Daar bovenop komt nog een laag kwaliteitscriteria die meer toegespitst is op het soort werk dat geschreven is. Daarbij zijn de termen literatuur en lectuur wel nuttig om te gebruiken. Die moeten niet als betonnen muren gezien worden, maar een spectrum waarin verhalen meer of minder neigen naar literair werk.

Het onderscheid dat we daarin kunnen maken is met name het doel van het werk. Uiteindelijk is het doel van elk boek het vermaken van de lezer. Of dat is door geweldige zinsconstructies of een zinderend plot. Maar het doel van elk boek is subtieler dan dat en zegt ook iets over hoe je het vermaken van je lezer wilt bereiken. Daarbij speelt die lezer dus een belangrijke rol. Niet omdat de schrijver voor de lezer schrijft, maar zij weet ook dat je niet iedereen op dezelfde manier kunt vermaken.

Is het dus nuttig om een meetlat te hebben waarlangs we elk geschreven werk leggen? Ik denk het niet. Bovenop de basiskwaliteit van een boek kunnen we vooral kijken hoe goed het doel bereikt wordt dat de schrijver voor ogen had, of dat zij in elk geval in het boek heeft vastgelegd. Ik meen dat Jack Schlimazlnik hier eerder ook over geschreven heeft en het is iets dat ik toepas in mijn recensies. Ik stel dan de vraag “Wat probeert dit boek te doen?” en “Doet het boek dat goed?”. Je kunt het een beetje zien als een examenpakket. Als ik slecht ben in economie, dan doe ik daar geen examen in, dus dan telt dat niet mee voor mijn diploma. Maar in Nederlands en wiskunde moet ik sowieso examen doen.

Uiteindelijk kan je niet zomaar een aspect van het schrijven volledig achterwege laten en het compenseren met iets anders. Er moet een balans zijn. En het beoordelen daarvan is deels een gevoelskwestie, wat de hele discussie over kwaliteit ontzettend moeilijk maakt. Maar door er over te praten kunnen we in elk geval zien waarom we het op bepaalde vlakken eens of oneens zijn.
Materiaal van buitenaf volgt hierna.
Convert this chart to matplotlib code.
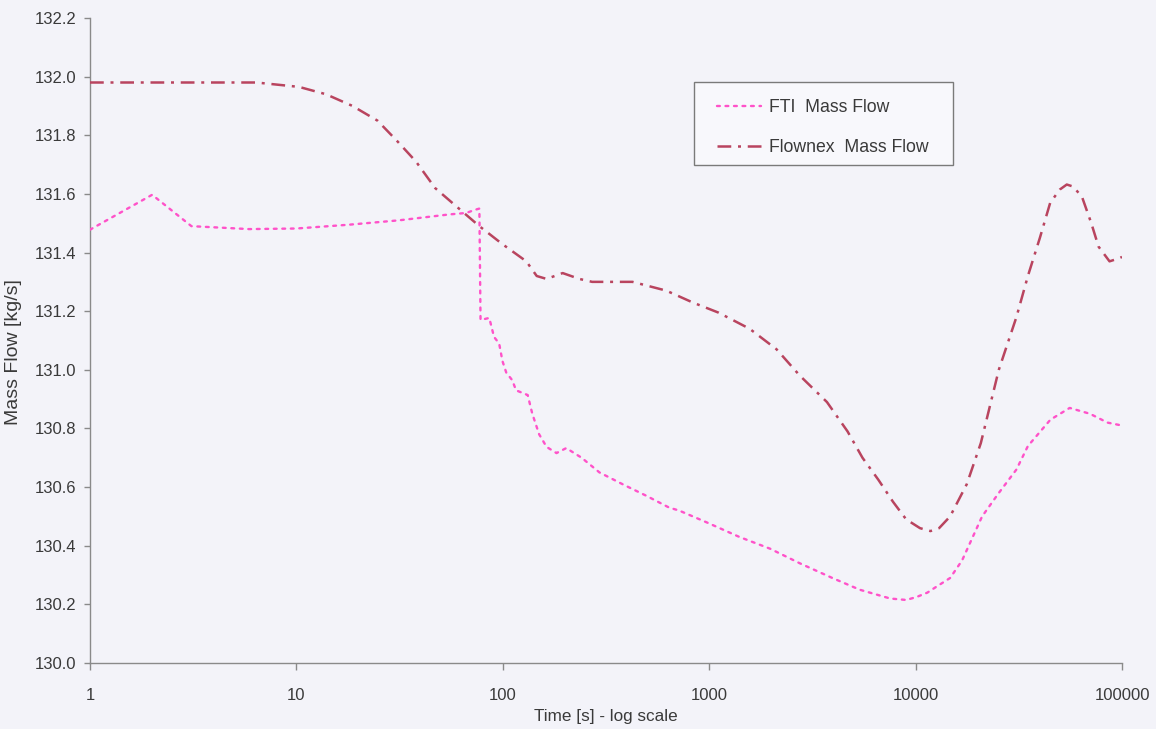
import matplotlib
matplotlib.use("Agg")
import matplotlib.pyplot as plt
from matplotlib.patches import Rectangle
from matplotlib.ticker import FixedLocator, FixedFormatter, NullLocator

# Time axis (s) and mass flow (kg/s) for the FTI measurement
fti_time = [1, 2, 3.1, 5.9, 10, 18, 31.5, 55, 66.5, 72.8, 77, 78, 86, 90.7, 96,
            99.6, 104, 111, 116, 132, 139, 150, 163, 182, 203, 241, 294, 380,
            497, 640, 715, 970, 1400, 1970, 2750, 3950, 5360, 7530, 9000,
            10100, 11400, 12600, 14700, 16800, 21000, 25300, 30800, 35000,
            45000, 55800, 70000, 85000, 100000]
fti_flow = [131.478, 131.597, 131.49, 131.48, 131.482, 131.495, 131.51, 131.53,
            131.535, 131.545, 131.55, 131.17, 131.177, 131.112, 131.09, 131.03,
            130.99, 130.965, 130.93, 130.914, 130.85, 130.78, 130.737, 130.716,
            130.733, 130.70, 130.65, 130.61, 130.57, 130.53, 130.52, 130.48,
            130.43, 130.39, 130.34, 130.29, 130.25, 130.22, 130.215, 130.225,
            130.24, 130.26, 130.29, 130.35, 130.50, 130.58, 130.66, 130.74,
            130.83, 130.87, 130.85, 130.82, 130.81]

# Flownex simulation
flownex_time = [1, 2, 4, 6.4, 10.3, 13.9, 18.7, 24.7, 30.8, 38, 47, 59, 77, 99,
                130, 146, 163, 195, 235, 271, 339, 425, 620, 830, 1110, 1570,
                2120, 2750, 3720, 4680, 5530, 6600, 7770, 9000, 10500, 11800,
                13000, 14700, 17700, 20700, 25300, 30800, 35000, 40000, 44900,
                50000, 54000, 58000, 64000, 71000, 77000, 87000, 96500, 100000]
flownex_flow = [131.98, 131.98, 131.98, 131.98, 131.965, 131.94, 131.90, 131.85,
                131.78, 131.71, 131.62, 131.56, 131.49, 131.43, 131.37, 131.32,
                131.31, 131.33, 131.31, 131.30, 131.30, 131.30, 131.27, 131.23,
                131.195, 131.14, 131.07, 130.98, 130.89, 130.79, 130.70, 130.625,
                130.55, 130.49, 130.46, 130.45, 130.46, 130.50, 130.61, 130.75,
                131.0, 131.18, 131.32, 131.45, 131.57, 131.615, 131.632, 131.625,
                131.59, 131.50, 131.42, 131.37, 131.38, 131.385]

x_ticks = [1, 10, 100, 1000, 10000, 100000]
x_tick_labels = ["1", "10", "100", "1000", "10000", "100000"]
y_ticks = [130.0, 130.2, 130.4, 130.6, 130.8, 131.0, 131.2, 131.4, 131.6,
           131.8, 132.0, 132.2]

series_labels = ["FTI  Mass Flow", "Flownex  Mass Flow"]

plt.rcParams["font.family"] = ["Liberation Sans", "DejaVu Sans"]

W, H = 1156, 729
bg = "#f3f3f9"
text_col = "#3a3a3a"
axis_col = "#8a8a8a"

fig = plt.figure(figsize=(W / 100, H / 100), dpi=100, facecolor=bg)
ax = fig.add_axes([90 / W, 1 - 663 / H, (1122 - 90) / W, (663 - 18) / H])
ax.set_facecolor(bg)

ax.plot(fti_time, fti_flow, color="#ff52c9", lw=1.7,
        linestyle=(0, (1.2, 2.4)), dash_capstyle="round",
        label=series_labels[0], zorder=3)
ax.plot(flownex_time, flownex_flow, color="#b9445f", lw=1.8,
        linestyle=(0, (5.5, 2.7, 1.2, 2.7)),
        label=series_labels[1], zorder=4)

ax.set_xscale("log")
ax.set_xlim(1, 100000)
ax.set_ylim(130.0, 132.2)
ax.xaxis.set_major_locator(FixedLocator(x_ticks))
ax.xaxis.set_major_formatter(FixedFormatter(x_tick_labels))
ax.xaxis.set_minor_locator(NullLocator())
ax.set_yticks(y_ticks)
ax.set_yticklabels([f"{v:.1f}" for v in y_ticks])

for side in ("top", "right"):
    ax.spines[side].set_visible(False)
for side in ("left", "bottom"):
    ax.spines[side].set_color(axis_col)
    ax.spines[side].set_linewidth(1.0)

ax.tick_params(axis="x", direction="out", length=5, width=1, color=axis_col,
               labelcolor=text_col, labelsize=12, pad=13)
ax.tick_params(axis="y", direction="out", length=4, width=1, color=axis_col,
               labelcolor=text_col, labelsize=12, pad=6)

ax.set_xlabel("Time [s] - log scale", fontsize=12.3, color=text_col, va="top")
ax.xaxis.set_label_coords(0.5, -0.072)
ax.set_ylabel("Mass Flow [kg/s]", fontsize=14, color=text_col)
ax.yaxis.set_label_coords(-0.066, 0.482)

# Legend entries without a frame; the box is drawn separately
leg = ax.legend(loc="upper left", bbox_to_anchor=(717 / W, 1 - 99 / H),
                bbox_transform=fig.transFigure, frameon=False,
                fontsize=12.7, handlelength=2.5, handletextpad=0.45,
                labelspacing=1.3, borderpad=0, borderaxespad=0)
for t in leg.get_texts():
    t.set_color(text_col)

frame = Rectangle((694 / W, 1 - 165 / H), (953 - 694) / W, (165 - 82) / H,
                  transform=fig.transFigure, facecolor="#f8f8fc",
                  edgecolor="#7a7a7a", linewidth=1.0, zorder=5)
ax.add_artist(frame)
leg.set_zorder(6)

fig.savefig("out.png", dpi=100, facecolor=bg)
Kijken naar zowel de basiskwaliteiten en het doel van een werk is hoe ik te werk ga bij het beoordelen van boeken. Dat is leuk en aardig voor mij, maar ik denk dat we dit ook kunnen gebruiken om te kijken hoe we beter kunnen worden als genreschrijvers. Een boek wordt beter als het voldoet aan de ambachtelijke basiskwaliteiten. Ik denk dat daar in veel gevallen winst te behalen is. Ik vermoed dat dit deel soms terzijde wordt geschoven en dat er te veel gekeken wordt naar het doel van het boek bij genre. Een “Als er maar toffe draken in zitten” houding. Tegelijkertijd zie ik dat er wel steeds harder aan gewerkt wordt, met goede redactie en veel zweet. Maar goede redactie is ook met een schrijver werken aan zo scherp mogelijk het doel uitwerken en daar zo dicht mogelijk bij komen. Dat gaat voorbij denken aan “spannend” en “tof” en meer de diepte in. Zelfs bij lectuur. Dat kost veel tijd, moeite en ook geld. Ik denk dat dat het waard gaat zijn.
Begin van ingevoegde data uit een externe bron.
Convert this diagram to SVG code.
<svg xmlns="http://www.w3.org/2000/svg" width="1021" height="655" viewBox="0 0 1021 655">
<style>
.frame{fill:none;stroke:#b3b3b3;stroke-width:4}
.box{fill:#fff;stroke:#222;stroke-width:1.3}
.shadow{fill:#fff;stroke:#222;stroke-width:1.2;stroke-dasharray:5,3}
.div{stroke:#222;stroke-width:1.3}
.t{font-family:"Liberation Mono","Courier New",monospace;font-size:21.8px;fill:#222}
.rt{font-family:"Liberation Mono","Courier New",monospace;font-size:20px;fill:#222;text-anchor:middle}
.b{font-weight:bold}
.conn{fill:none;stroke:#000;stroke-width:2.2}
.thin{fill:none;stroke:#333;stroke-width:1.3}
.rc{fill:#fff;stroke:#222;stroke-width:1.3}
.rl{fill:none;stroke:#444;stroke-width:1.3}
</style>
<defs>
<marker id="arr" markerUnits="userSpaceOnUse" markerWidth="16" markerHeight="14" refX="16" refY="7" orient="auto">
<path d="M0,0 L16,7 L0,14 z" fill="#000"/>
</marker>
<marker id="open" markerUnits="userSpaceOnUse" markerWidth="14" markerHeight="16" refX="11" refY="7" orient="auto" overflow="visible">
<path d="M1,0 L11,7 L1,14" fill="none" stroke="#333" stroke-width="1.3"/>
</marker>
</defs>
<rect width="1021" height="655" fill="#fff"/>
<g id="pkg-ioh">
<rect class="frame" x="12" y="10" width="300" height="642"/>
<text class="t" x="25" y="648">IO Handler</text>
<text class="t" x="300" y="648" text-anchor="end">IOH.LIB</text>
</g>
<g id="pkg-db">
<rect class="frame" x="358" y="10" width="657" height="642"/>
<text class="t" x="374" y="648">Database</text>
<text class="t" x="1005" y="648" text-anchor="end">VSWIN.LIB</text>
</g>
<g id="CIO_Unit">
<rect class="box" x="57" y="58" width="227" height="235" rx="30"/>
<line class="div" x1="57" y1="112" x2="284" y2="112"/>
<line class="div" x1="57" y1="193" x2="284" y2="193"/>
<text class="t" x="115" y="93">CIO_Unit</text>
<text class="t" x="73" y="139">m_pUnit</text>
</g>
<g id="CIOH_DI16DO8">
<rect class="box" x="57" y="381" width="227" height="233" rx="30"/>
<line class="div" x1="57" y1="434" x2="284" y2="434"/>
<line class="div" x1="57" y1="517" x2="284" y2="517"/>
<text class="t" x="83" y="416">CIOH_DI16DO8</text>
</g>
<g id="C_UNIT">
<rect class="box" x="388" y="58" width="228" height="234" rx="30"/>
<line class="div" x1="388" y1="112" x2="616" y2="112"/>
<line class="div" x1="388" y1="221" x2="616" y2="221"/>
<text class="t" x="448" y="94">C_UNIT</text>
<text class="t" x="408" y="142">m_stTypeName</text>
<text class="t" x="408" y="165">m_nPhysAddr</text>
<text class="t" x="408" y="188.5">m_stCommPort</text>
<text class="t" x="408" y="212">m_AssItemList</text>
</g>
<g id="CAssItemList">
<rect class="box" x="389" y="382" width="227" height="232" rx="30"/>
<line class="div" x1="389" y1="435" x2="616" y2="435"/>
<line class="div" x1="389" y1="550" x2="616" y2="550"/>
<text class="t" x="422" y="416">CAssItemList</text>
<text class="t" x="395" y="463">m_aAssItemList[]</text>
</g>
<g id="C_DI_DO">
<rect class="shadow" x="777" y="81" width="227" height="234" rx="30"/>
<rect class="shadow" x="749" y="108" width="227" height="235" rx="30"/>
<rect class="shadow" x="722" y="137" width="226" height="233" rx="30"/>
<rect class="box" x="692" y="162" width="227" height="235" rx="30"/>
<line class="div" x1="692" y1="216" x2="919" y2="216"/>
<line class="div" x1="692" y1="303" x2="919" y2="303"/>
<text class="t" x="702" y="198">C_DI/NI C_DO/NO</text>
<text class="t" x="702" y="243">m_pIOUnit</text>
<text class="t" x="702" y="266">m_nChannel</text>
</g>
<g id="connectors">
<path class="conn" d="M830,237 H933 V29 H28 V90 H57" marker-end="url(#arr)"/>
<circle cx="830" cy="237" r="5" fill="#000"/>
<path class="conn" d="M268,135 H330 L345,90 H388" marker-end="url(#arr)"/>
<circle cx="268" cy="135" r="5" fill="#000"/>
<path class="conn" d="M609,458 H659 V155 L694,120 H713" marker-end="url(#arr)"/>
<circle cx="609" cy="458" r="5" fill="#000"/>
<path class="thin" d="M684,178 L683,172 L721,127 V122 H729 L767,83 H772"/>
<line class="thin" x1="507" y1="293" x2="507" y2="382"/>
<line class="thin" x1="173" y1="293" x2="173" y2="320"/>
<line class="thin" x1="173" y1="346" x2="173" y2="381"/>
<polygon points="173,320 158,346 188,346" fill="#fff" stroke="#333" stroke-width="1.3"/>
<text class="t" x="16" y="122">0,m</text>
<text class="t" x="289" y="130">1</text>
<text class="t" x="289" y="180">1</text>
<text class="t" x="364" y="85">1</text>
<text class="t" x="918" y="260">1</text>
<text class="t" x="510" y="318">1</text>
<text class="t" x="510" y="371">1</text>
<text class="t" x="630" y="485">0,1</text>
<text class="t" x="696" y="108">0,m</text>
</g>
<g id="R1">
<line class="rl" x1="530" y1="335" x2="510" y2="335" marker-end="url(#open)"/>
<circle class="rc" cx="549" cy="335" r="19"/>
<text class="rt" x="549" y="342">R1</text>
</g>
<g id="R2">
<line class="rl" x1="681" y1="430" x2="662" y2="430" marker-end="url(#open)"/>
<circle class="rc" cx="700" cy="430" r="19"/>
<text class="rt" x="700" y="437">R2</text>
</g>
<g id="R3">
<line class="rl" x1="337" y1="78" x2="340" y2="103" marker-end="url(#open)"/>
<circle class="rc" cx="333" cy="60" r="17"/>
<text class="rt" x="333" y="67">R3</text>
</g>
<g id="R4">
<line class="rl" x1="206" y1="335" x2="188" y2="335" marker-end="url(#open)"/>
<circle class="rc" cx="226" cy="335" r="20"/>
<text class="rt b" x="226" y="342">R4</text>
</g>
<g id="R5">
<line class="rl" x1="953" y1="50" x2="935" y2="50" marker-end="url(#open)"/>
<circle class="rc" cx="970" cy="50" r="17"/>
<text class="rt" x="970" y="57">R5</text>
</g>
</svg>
Samengevat concludeer ik drie dingen: ten eerste is het nuttig om literatuur/lectuur als een spectrum te zien. Boeken en verhalen bevinden zich ergens tussen twee polen en dat zegt vooral iets over hun doel. Ten tweede is er een ondergrens van basiskwaliteit waar elk boek aan moet voldoen. Tot slot kunnen we daar bovenop een doel van het werk vaststellen met als kwaliteitscriterium of het werk dat doel al dan niet weet te halen. Ik ben geen literatuurwetenschapper, dus zie dit niet als een academisch werk. Het is een poging om een taal te maken waarin we het hier met zijn allen over kunnen hebben, of in elk geval een basis om het eens te worden over de dingen waarover we het niet eens zijn.